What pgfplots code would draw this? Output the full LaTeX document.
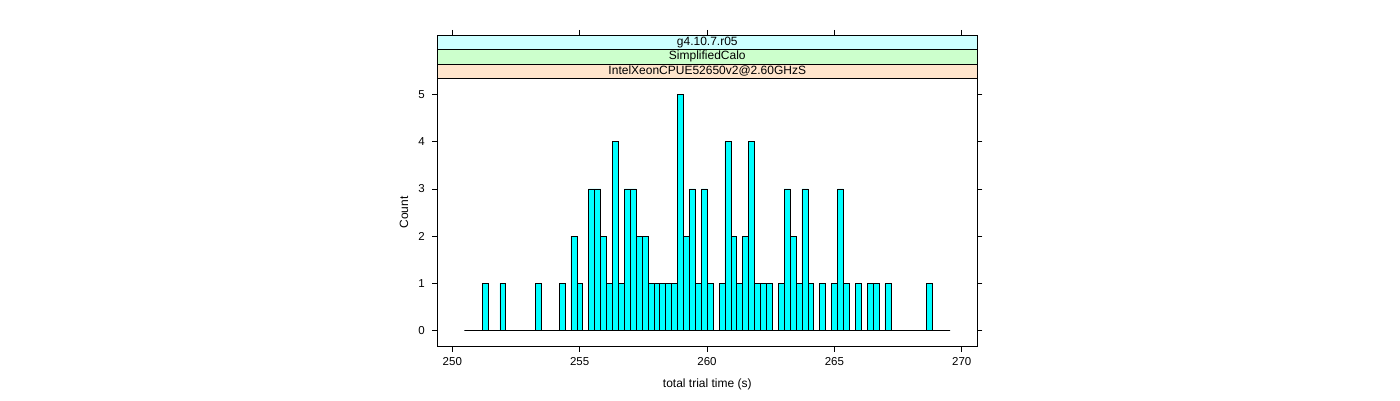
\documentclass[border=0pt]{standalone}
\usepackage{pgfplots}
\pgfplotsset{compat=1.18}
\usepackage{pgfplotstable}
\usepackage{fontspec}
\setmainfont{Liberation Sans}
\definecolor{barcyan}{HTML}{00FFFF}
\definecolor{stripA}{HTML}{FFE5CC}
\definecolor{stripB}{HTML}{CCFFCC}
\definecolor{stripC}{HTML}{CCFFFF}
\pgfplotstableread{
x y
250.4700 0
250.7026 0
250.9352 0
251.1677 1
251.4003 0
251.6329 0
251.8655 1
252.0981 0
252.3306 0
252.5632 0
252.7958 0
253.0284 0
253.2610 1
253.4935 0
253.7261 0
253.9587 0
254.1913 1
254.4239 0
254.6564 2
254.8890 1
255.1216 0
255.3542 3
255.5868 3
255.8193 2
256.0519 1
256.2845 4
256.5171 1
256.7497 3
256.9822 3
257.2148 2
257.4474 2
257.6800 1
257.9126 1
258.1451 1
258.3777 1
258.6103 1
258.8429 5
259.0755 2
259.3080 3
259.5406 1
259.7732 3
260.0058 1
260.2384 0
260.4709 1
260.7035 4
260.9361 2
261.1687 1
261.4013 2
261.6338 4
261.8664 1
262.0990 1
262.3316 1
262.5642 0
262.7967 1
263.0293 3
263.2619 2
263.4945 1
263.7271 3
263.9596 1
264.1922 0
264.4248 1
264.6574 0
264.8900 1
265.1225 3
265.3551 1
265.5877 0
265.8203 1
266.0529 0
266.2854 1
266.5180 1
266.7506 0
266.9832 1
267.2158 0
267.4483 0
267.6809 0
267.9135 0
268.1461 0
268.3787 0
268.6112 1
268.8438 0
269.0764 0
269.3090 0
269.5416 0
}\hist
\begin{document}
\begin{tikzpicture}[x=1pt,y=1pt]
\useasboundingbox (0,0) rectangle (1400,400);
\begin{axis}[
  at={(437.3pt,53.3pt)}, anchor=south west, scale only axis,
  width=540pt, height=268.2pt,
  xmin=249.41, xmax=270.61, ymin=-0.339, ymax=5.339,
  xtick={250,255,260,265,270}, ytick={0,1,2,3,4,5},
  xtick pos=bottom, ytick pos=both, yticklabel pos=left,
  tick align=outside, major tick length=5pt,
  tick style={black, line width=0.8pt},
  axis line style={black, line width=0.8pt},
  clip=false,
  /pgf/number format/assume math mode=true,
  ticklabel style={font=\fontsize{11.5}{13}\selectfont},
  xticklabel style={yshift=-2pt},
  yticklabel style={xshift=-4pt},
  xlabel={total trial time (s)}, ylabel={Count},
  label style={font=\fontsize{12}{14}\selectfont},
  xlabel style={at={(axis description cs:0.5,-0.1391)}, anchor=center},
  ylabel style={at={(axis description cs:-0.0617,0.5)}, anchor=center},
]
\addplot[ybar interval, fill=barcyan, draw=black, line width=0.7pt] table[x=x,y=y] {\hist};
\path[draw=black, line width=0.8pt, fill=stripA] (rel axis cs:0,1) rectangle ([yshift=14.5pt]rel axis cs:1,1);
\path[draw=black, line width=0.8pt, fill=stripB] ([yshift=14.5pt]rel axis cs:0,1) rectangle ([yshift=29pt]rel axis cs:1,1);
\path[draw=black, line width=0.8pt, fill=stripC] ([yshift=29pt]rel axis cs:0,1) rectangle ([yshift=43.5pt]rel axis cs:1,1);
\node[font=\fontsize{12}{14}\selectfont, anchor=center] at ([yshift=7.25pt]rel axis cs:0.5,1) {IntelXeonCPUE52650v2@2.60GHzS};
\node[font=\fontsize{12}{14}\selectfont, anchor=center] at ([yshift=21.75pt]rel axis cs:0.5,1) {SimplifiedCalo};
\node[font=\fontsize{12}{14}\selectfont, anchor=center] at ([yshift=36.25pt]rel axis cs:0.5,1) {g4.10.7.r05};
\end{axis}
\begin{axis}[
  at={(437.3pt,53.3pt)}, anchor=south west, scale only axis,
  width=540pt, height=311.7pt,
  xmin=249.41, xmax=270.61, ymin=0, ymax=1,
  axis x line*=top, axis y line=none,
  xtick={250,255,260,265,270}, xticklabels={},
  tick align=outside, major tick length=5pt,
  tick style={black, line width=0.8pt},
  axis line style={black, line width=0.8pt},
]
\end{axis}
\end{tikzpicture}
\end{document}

Required task:
Without the pictures, repeat the listing above exactly.

Exercise response:
What pgfplots code would draw this? Output the full LaTeX document.
\documentclass[border=0pt]{standalone}
\usepackage{pgfplots}
\pgfplotsset{compat=1.18}
\usepackage{pgfplotstable}
\usepackage{fontspec}
\setmainfont{Liberation Sans}
\definecolor{barcyan}{HTML}{00FFFF}
\definecolor{stripA}{HTML}{FFE5CC}
\definecolor{stripB}{HTML}{CCFFCC}
\definecolor{stripC}{HTML}{CCFFFF}
\pgfplotstableread{
x y
250.4700 0
250.7026 0
250.9352 0
251.1677 1
251.4003 0
251.6329 0
251.8655 1
252.0981 0
252.3306 0
252.5632 0
252.7958 0
253.0284 0
253.2610 1
253.4935 0
253.7261 0
253.9587 0
254.1913 1
254.4239 0
254.6564 2
254.8890 1
255.1216 0
255.3542 3
255.5868 3
255.8193 2
256.0519 1
256.2845 4
256.5171 1
256.7497 3
256.9822 3
257.2148 2
257.4474 2
257.6800 1
257.9126 1
258.1451 1
258.3777 1
258.6103 1
258.8429 5
259.0755 2
259.3080 3
259.5406 1
259.7732 3
260.0058 1
260.2384 0
260.4709 1
260.7035 4
260.9361 2
261.1687 1
261.4013 2
261.6338 4
261.8664 1
262.0990 1
262.3316 1
262.5642 0
262.7967 1
263.0293 3
263.2619 2
263.4945 1
263.7271 3
263.9596 1
264.1922 0
264.4248 1
264.6574 0
264.8900 1
265.1225 3
265.3551 1
265.5877 0
265.8203 1
266.0529 0
266.2854 1
266.5180 1
266.7506 0
266.9832 1
267.2158 0
267.4483 0
267.6809 0
267.9135 0
268.1461 0
268.3787 0
268.6112 1
268.8438 0
269.0764 0
269.3090 0
269.5416 0
}\hist
\begin{document}
\begin{tikzpicture}[x=1pt,y=1pt]
\useasboundingbox (0,0) rectangle (1400,400);
\begin{axis}[
  at={(437.3pt,53.3pt)}, anchor=south west, scale only axis,
  width=540pt, height=268.2pt,
  xmin=249.41, xmax=270.61, ymin=-0.339, ymax=5.339,
  xtick={250,255,260,265,270}, ytick={0,1,2,3,4,5},
  xtick pos=bottom, ytick pos=both, yticklabel pos=left,
  tick align=outside, major tick length=5pt,
  tick style={black, line width=0.8pt},
  axis line style={black, line width=0.8pt},
  clip=false,
  /pgf/number format/assume math mode=true,
  ticklabel style={font=\fontsize{11.5}{13}\selectfont},
  xticklabel style={yshift=-2pt},
  yticklabel style={xshift=-4pt},
  xlabel={total trial time (s)}, ylabel={Count},
  label style={font=\fontsize{12}{14}\selectfont},
  xlabel style={at={(axis description cs:0.5,-0.1391)}, anchor=center},
  ylabel style={at={(axis description cs:-0.0617,0.5)}, anchor=center},
]
\addplot[ybar interval, fill=barcyan, draw=black, line width=0.7pt] table[x=x,y=y] {\hist};
\path[draw=black, line width=0.8pt, fill=stripA] (rel axis cs:0,1) rectangle ([yshift=14.5pt]rel axis cs:1,1);
\path[draw=black, line width=0.8pt, fill=stripB] ([yshift=14.5pt]rel axis cs:0,1) rectangle ([yshift=29pt]rel axis cs:1,1);
\path[draw=black, line width=0.8pt, fill=stripC] ([yshift=29pt]rel axis cs:0,1) rectangle ([yshift=43.5pt]rel axis cs:1,1);
\node[font=\fontsize{12}{14}\selectfont, anchor=center] at ([yshift=7.25pt]rel axis cs:0.5,1) {IntelXeonCPUE52650v2@2.60GHzS};
\node[font=\fontsize{12}{14}\selectfont, anchor=center] at ([yshift=21.75pt]rel axis cs:0.5,1) {SimplifiedCalo};
\node[font=\fontsize{12}{14}\selectfont, anchor=center] at ([yshift=36.25pt]rel axis cs:0.5,1) {g4.10.7.r05};
\end{axis}
\begin{axis}[
  at={(437.3pt,53.3pt)}, anchor=south west, scale only axis,
  width=540pt, height=311.7pt,
  xmin=249.41, xmax=270.61, ymin=0, ymax=1,
  axis x line*=top, axis y line=none,
  xtick={250,255,260,265,270}, xticklabels={},
  tick align=outside, major tick length=5pt,
  tick style={black, line width=0.8pt},
  axis line style={black, line width=0.8pt},
]
\end{axis}
\end{tikzpicture}
\end{document}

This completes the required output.